On apprend à nos élèves à lire : on n’est pas à l’abri qu’ils tombent sur des textes ou des illustrations inadaptées à leur âge…
On apprend à nos enfants l’autonomie, on n’est pas à l’abri qu’ils soient un jour arnaqués, volés, insultés en revenant d’une course seuls à la boulangerie…
On apprend à nos enfants à respecter les trottoirs et les passages protégés, on n’est pas à l’abri qu’un jour un fou du volant les blesse alors qu’ils respectaient nos consignes de sécurité…

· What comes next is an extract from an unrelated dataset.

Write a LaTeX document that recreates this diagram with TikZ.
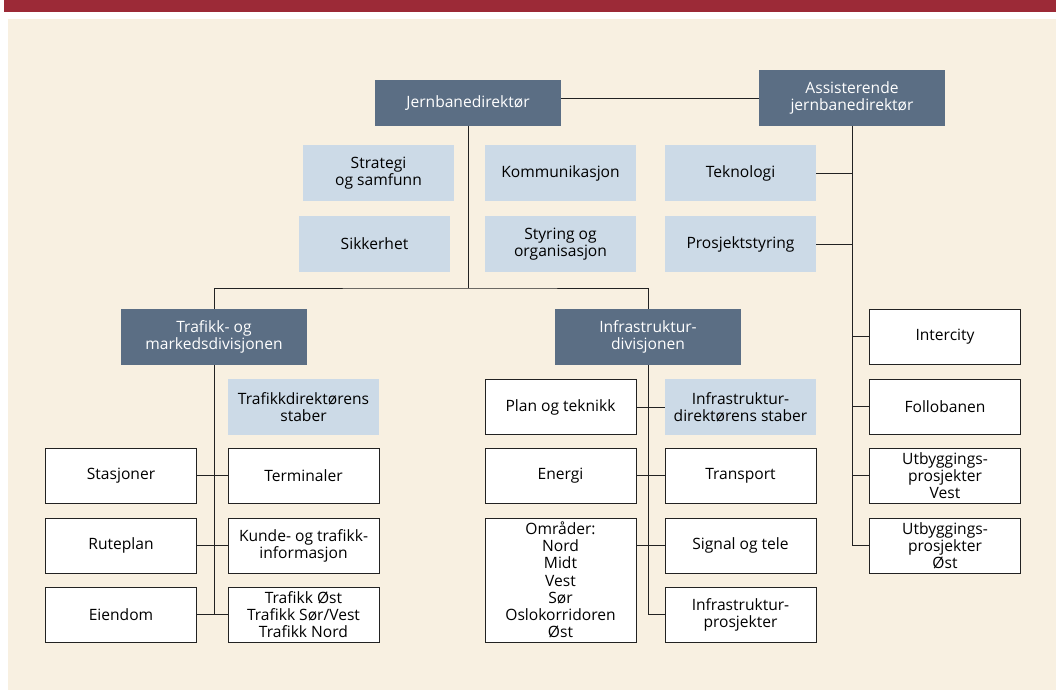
\documentclass[tikz,border=0pt]{standalone}
\usepackage{fontspec}
\setmainfont{Open Sans}
\usepackage{tikz}
\usetikzlibrary{positioning}

\definecolor{headred}{HTML}{9C2A37}
\definecolor{cream}{HTML}{F8F0E1}
\definecolor{darkbox}{HTML}{5B6E84}
\definecolor{lightbox}{HTML}{CCDAE7}
\definecolor{linegray}{HTML}{222222}

\tikzset{
  base/.style={rectangle, inner sep=0pt, align=center, font=\fontsize{15.6}{17.2}\selectfont},
  chief/.style={base, fill=darkbox, text=white, minimum width=186pt, minimum height=56pt},
  staff/.style={base, fill=lightbox, text=black, minimum width=151pt, minimum height=56pt},
  unit/.style={base, fill=white, draw=linegray, line width=1pt, text=black, minimum width=151pt, minimum height=55pt},
  link/.style={draw=linegray, line width=1pt}
}

\begin{document}
\begin{tikzpicture}[x=1pt,y=-1pt]
\useasboundingbox (0,0) rectangle (1056,691);
\fill [white] (0,0) rectangle (1056,691);
\fill [headred] (4,0) rectangle (1056,12);
\fill [cream] (8,19) rectangle (1056,690);

% top level
\node [chief, minimum height=46pt] (jbd) at (468,103) {Jernbanedirektør};
\node [chief] (ajd) at (852,98) {Assisterende\\jernbanedirektør};

% staffs
\node [staff] (str) at (378.5,173) {Strategi\\og samfunn};
\node [staff] (sik) at (374.5,244) {Sikkerhet};
\node [staff] (kom) at (560.5,173) {Kommunikasjon};
\node [staff] (sty) at (560.5,244) {Styring og\\organisasjon};
\node [staff] (tek) at (740.5,173) {Teknologi};
\node [staff] (pro) at (740.5,244) {Prosjektstyring};

% divisions
\node [chief] (tmd) at (214,337) {Trafikk- og\\markedsdivisjonen};
\node [chief] (ifd) at (648,337) {Infrastruktur-\\divisjonen};

% traffic division
\node [staff] (tds) at (303.5,407) {Trafikkdirektørens\\staber};
\node [unit] (sta) at (121,475.5) {Stasjoner};
\node [unit] (ter) at (303.5,475.5) {Terminaler};
\node [unit] (rut) at (121,545.5) {Ruteplan};
\node [unit] (kun) at (303.5,545.5) {Kunde- og trafikk-\\informasjon};
\node [unit] (eie) at (121,614.5) {Eiendom};
\node [unit] (tra) at (303.5,614.5) {Trafikk Øst\\Trafikk Sør/Vest\\Trafikk Nord};

% infrastructure division
\node [unit] (pla) at (560.5,407) {Plan og teknikk};
\node [staff] (ids) at (740.5,407) {Infrastruktur-\\direktørens staber};
\node [unit] (ene) at (560.5,475.5) {Energi};
\node [unit] (tsp) at (740.5,475.5) {Transport};
\node [unit, minimum height=124pt] (omr) at (560.5,580) {Områder:\\Nord\\Midt\\Vest\\Sør\\Oslokorridoren\\Øst};
\node [unit] (sig) at (740.5,545.5) {Signal og tele};
\node [unit] (ipr) at (740.5,614.5) {Infrastruktur-\\prosjekter};

% projects
\node [unit] (ic) at (945,336.5) {Intercity};
\node [unit] (fol) at (945,406.5) {Follobanen};
\node [unit] (ubv) at (945,475.5) {Utbyggings-\\prosjekter\\Vest};
\node [unit] (ubo) at (945,545.5) {Utbyggings-\\prosjekter\\Øst};

\coordinate (split) at (468,288);

% connectors
\draw [link] (jbd.south) -- (split);
\draw [link] (tmd.north) |- (split) -| (ifd.north);
\draw [link] (ajd.west) -- (ajd.west -| jbd.east);
\draw [link] (ajd.south) |- (ubo.west);
\draw [link] (tek.east) -- (tek.east -| ajd.south);
\draw [link] (pro.east) -- (pro.east -| ajd.south);
\draw [link] (ic.west) -- (ic.west -| ajd.south);
\draw [link] (fol.west) -- (fol.west -| ajd.south);
\draw [link] (ubv.west) -- (ubv.west -| ajd.south);

\draw [link] (tmd.south) -- (tmd.south |- eie.east);
\draw [link] (sta.east) -- (ter.west);
\draw [link] (rut.east) -- (kun.west);
\draw [link] (eie.east) -- (tra.west);

\draw [link] (ifd.south) |- (ipr.west);
\draw [link] (pla.east) -- (ids.west);
\draw [link] (ene.east) -- (tsp.west);
\draw [link] (sig.west) -- (sig.west -| omr.east);
\end{tikzpicture}
\end{document}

Ces enfants vivront avec Internet, c’est un fait. Je pense qu’en les éduquant à son usage, via Twitter ou via d’autres médias, on oeuvre pour une meilleure connaissance de l’outil, de ses risques mais aussi de ses richesses. Et si en plus cette éducation peut être partagée et cohérente entre la maison et l’école, alors je pense que j’ai rempli une partie de mon rôle.

6 commentaires “Utiliser Twitter hors classe : la question des comptes personnels”

  1. Merci d’avoir partagé cette expérience, pour moi tout y est: en plus des objectifs liés à l’écrit… il y a la formation du citoyen : l’enfant et indirectement ses parents, or je ne vois pas qui d’autre que l’école peut faire ça… surtout qu’on n’arrête pas de reprocher aux gamins de mal utiliser les outils alors que personne ne leur a appris à les utiliser… l’autre alternative étant de tout interdire.. donc merci de montrer qu’on peut faire autrement

    1. Merci pour ce commentaire encourageant, et qui rejoint bien les avis des parents présents à ma réunion… J’en reparlerai prochainement !

  2. J’aime beaucoup, c’est vraiment vraiment intéressant!!! C’est clairement une motivation qui est tout l’opposé de l’artifice: c’est la vie et elle rentre dans l’école. Je rejoins le message de Sabri!

    Mais un soucis: le matériel coûte un pont!!! Comment faites-vous?

    M. (une instit belge très intéressée qui vient de voir le reportage sur france 3)

    1. J’ai débuté avec mon ordinateur personnel. Alors certes le matériel est nécessaire, mais il n’est pas un préalable : les objectifs le sont, la motivation aussi.
      Après, j’ai la chance d’avoir une équipe de gestion de l’école qui suit, et qui depuis 10 ans, essaie d’être à la hauteur : salle informatique, création d’un site internet avec les élèves, et depuis cette année, 7 portables qui tournent entre les classes, et 2 TBI très utiles. Et c’est vrai que ça facilite les choses ! 🙂

  3. Je vis ne ce moment au Canada et viens de voir le reportage sur TV5. Ce que vous faites est vraiment superbe. Serait-il possible de placer le segment vidéo de ce reportage sur YouTube ? J’aimerais pouvoir le présenter lors d’une conférence que je donnerai en mai sur les défis que posent les nouvelles technologies, notamment en matière de lecture.

    Ce reportage m’a fait découvrir votre blog et, là encore, je suis impressionné par la qualité de votre réflexion pédagogique.